Reproduce exactly the lines below, from the first one through the line containing "const LEGEND_LINES_DIRECT = ['efficienza", and omit any pictures.

-- Begin Stored data --

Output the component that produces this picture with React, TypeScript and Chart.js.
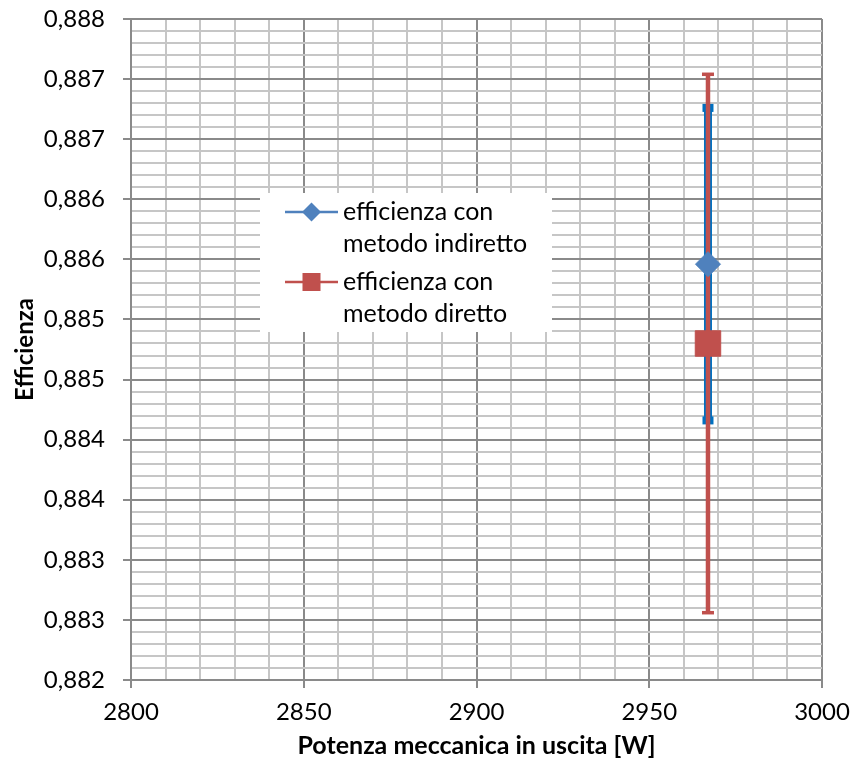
import React, { useEffect, useRef } from 'react';
import { Chart, registerables } from 'chart.js';

Chart.register(...registerables);

// ---- data ----
const SERIES_NAMES = ['efficienza con metodo indiretto', 'efficienza con metodo diretto'];
const LEGEND_LINES_INDIRECT = ['efficienza con', 'metodo indiretto'];
const LEGEND_LINES_DIRECT = ['efficienza con', 'metodo diretto'];

const POWER_INDIRECT = [2967];
const EFF_INDIRECT = [0.88546];
const ERR_INDIRECT = [0.0013];

const POWER_DIRECT = [2967];
const EFF_DIRECT = [0.8848];
const ERR_DIRECT = [0.00224];

const X_MIN = 2800;
const X_MAX = 3000;
const X_MINOR_STEP = 10;
const X_MAJOR_STEP = 50;

const Y_MIN = 0.882;
const Y_MAX = 0.8875;
const Y_MINOR_STEP = 0.0001;

const X_TITLE = 'Potenza meccanica in uscita [W]';
const Y_TITLE = 'Efficienza';

// ---- style ----
const FONT = 'Lato';
const MAJOR_GRID = '#8a8a8a';
const MINOR_GRID = '#c6c6c6';
const BLUE = '#4F81BD';
const BLUE_ERR = '#0070C0';
const RED = '#C0504D';

const isMajorX = (v: number) => Math.round(v) % X_MAJOR_STEP === 0;
const isMajorY = (v: number) => Math.round(v * 10000) % 5 === 0;
const yLabel = (v: number) => {
  const n = Math.round(v * 10000);
  if (n % 5 !== 0) return '';
  return (Math.round(n / 10) / 1000).toFixed(3).replace('.', ',');
};

const zeroPad = (s: any) => {
  s.paddingTop = 0;
  s.paddingBottom = 0;
  s.paddingLeft = 0;
  s.paddingRight = 0;
};

const errorBarPlugin = {
  id: 'errorBars',
  beforeDatasetsDraw(chart: any) {
    const { ctx } = chart;
    const xs = chart.scales.x;
    const ys = chart.scales.y;
    chart.data.datasets.forEach((ds: any) => {
      const st = ds.errStyle;
      ds.data.forEach((p: any, i: number) => {
        const e = ds.errors[i];
        const px = xs.getPixelForValue(p.x);
        const top = ys.getPixelForValue(p.y + e);
        const bot = ys.getPixelForValue(p.y - e);
        ctx.save();
        ctx.strokeStyle = st.color;
        ctx.fillStyle = st.color;
        ctx.lineWidth = st.width;
        ctx.beginPath();
        ctx.moveTo(px, top);
        ctx.lineTo(px, bot);
        ctx.stroke();
        ctx.fillRect(px - st.capWidth / 2, top - st.capThick / 2, st.capWidth, st.capThick);
        ctx.fillRect(px - st.capWidth / 2, bot - st.capThick / 2, st.capWidth, st.capThick);
        ctx.restore();
      });
    });
  },
};

const legendPlugin = {
  id: 'boxLegend',
  afterDraw(chart: any) {
    const { ctx, chartArea } = chart;
    const bx = chartArea.left + 129;
    const by = chartArea.top + 174;
    const bw = 292;
    const bh = 139;
    ctx.save();
    ctx.fillStyle = '#ffffff';
    ctx.fillRect(bx, by, bw, bh);
    const items = [
      { lines: LEGEND_LINES_INDIRECT, color: BLUE, marker: 'diamond', y: by + 19 },
      { lines: LEGEND_LINES_DIRECT, color: RED, marker: 'square', y: by + 89 },
    ];
    items.forEach((it) => {
      ctx.strokeStyle = it.color;
      ctx.lineWidth = 2.5;
      ctx.beginPath();
      ctx.moveTo(bx + 25, it.y);
      ctx.lineTo(bx + 78, it.y);
      ctx.stroke();
      ctx.fillStyle = it.color;
      const cx = bx + 51.5;
      if (it.marker === 'diamond') {
        const r = 9.5;
        ctx.beginPath();
        ctx.moveTo(cx - r, it.y);
        ctx.lineTo(cx, it.y - r);
        ctx.lineTo(cx + r, it.y);
        ctx.lineTo(cx, it.y + r);
        ctx.closePath();
        ctx.fill();
      } else {
        ctx.fillRect(cx - 9, it.y - 9, 18, 18);
      }
      ctx.fillStyle = '#000';
      ctx.font = `25px ${FONT}`;
      ctx.textBaseline = 'middle';
      ctx.textAlign = 'left';
      it.lines.forEach((t, k) => ctx.fillText(t, bx + 83, it.y + k * 32));
    });
    ctx.restore();
  },
};

export default function App() {
  const ref = useRef<HTMLCanvasElement>(null);
  useEffect(() => {
    document.body.style.margin = '0';
    const chart = new Chart(ref.current as HTMLCanvasElement, {
      type: 'scatter',
      data: {
        datasets: [
          {
            label: SERIES_NAMES[0],
            data: POWER_INDIRECT.map((x, i) => ({ x, y: EFF_INDIRECT[i] })),
            pointStyle: 'rectRot',
            pointRadius: 12.5,
            backgroundColor: BLUE,
            borderColor: BLUE,
            borderWidth: 1,
            errors: ERR_INDIRECT,
            errStyle: { color: BLUE_ERR, width: 8, capWidth: 11, capThick: 8 },
          } as any,
          {
            label: SERIES_NAMES[1],
            data: POWER_DIRECT.map((x, i) => ({ x, y: EFF_DIRECT[i] })),
            pointStyle: 'rect',
            pointRadius: 18,
            backgroundColor: RED,
            borderColor: RED,
            borderWidth: 1,
            errors: ERR_DIRECT,
            errStyle: { color: RED, width: 4.5, capWidth: 12, capThick: 3.5 },
          } as any,
        ],
      },
      options: {
        responsive: false,
        animation: false,
        devicePixelRatio: 1,
        layout: { padding: { left: 0, top: 19, right: 30, bottom: 0 } },
        plugins: { legend: { display: false }, tooltip: { enabled: false } },
        scales: {
          x: {
            type: 'linear',
            position: 'bottom',
            min: X_MIN,
            max: X_MAX,
            afterFit: (s: any) => {
              s.height = 88;
              zeroPad(s);
            },
            ticks: {
              stepSize: X_MINOR_STEP,
              autoSkip: false,
              maxRotation: 0,
              padding: 10,
              color: '#000',
              font: { family: FONT, size: 24 },
              callback: (v: any) => (isMajorX(Number(v)) ? String(Math.round(Number(v))) : ''),
            },
            grid: {
              color: (c: any) => (c.tick && isMajorX(c.tick.value) ? MAJOR_GRID : MINOR_GRID),
              tickColor: (c: any) => (c.tick && isMajorX(c.tick.value) ? MAJOR_GRID : 'rgba(0,0,0,0)'),
              tickLength: 8,
              lineWidth: 2,
            },
            border: { color: MAJOR_GRID, width: 2 },
            title: {
              display: true,
              text: X_TITLE,
              color: '#000',
              font: { family: FONT, size: 25, weight: 'bold' },
              padding: { top: 0, bottom: 7 },
            },
          },
          y: {
            type: 'linear',
            min: Y_MIN,
            max: Y_MAX,
            afterFit: (s: any) => {
              s.width = 131;
              zeroPad(s);
            },
            ticks: {
              stepSize: Y_MINOR_STEP,
              autoSkip: false,
              padding: 18,
              color: '#000',
              font: { family: FONT, size: 24 },
              callback: (v: any) => yLabel(Number(v)),
            },
            grid: {
              color: (c: any) => (c.tick && isMajorY(c.tick.value) ? MAJOR_GRID : MINOR_GRID),
              tickColor: (c: any) => (c.tick && isMajorY(c.tick.value) ? MAJOR_GRID : 'rgba(0,0,0,0)'),
              tickLength: 8,
              lineWidth: 2,
            },
            border: { color: MAJOR_GRID, width: 2 },
            title: {
              display: true,
              text: Y_TITLE,
              color: '#000',
              font: { family: FONT, size: 24, weight: 'bold' },
              padding: { top: 11, bottom: 0 },
            },
          },
        },
      } as any,
      plugins: [errorBarPlugin, legendPlugin],
    });
    return () => chart.destroy();
  }, []);
  return (
    <div style={{ width: 852, height: 768, background: '#fff' }}>
      <canvas ref={ref} width={852} height={768} style={{ display: 'block' }} />
    </div>
  );
}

-- End Stored data --

* Complete answer:
Output the component that produces this picture with React, TypeScript and Chart.js.
import React, { useEffect, useRef } from 'react';
import { Chart, registerables } from 'chart.js';

Chart.register(...registerables);

// ---- data ----
const SERIES_NAMES = ['efficienza con metodo indiretto', 'efficienza con metodo diretto'];
const LEGEND_LINES_INDIRECT = ['efficienza con', 'metodo indiretto'];
const LEGEND_LINES_DIRECT = ['efficienza con', 'metodo diretto'];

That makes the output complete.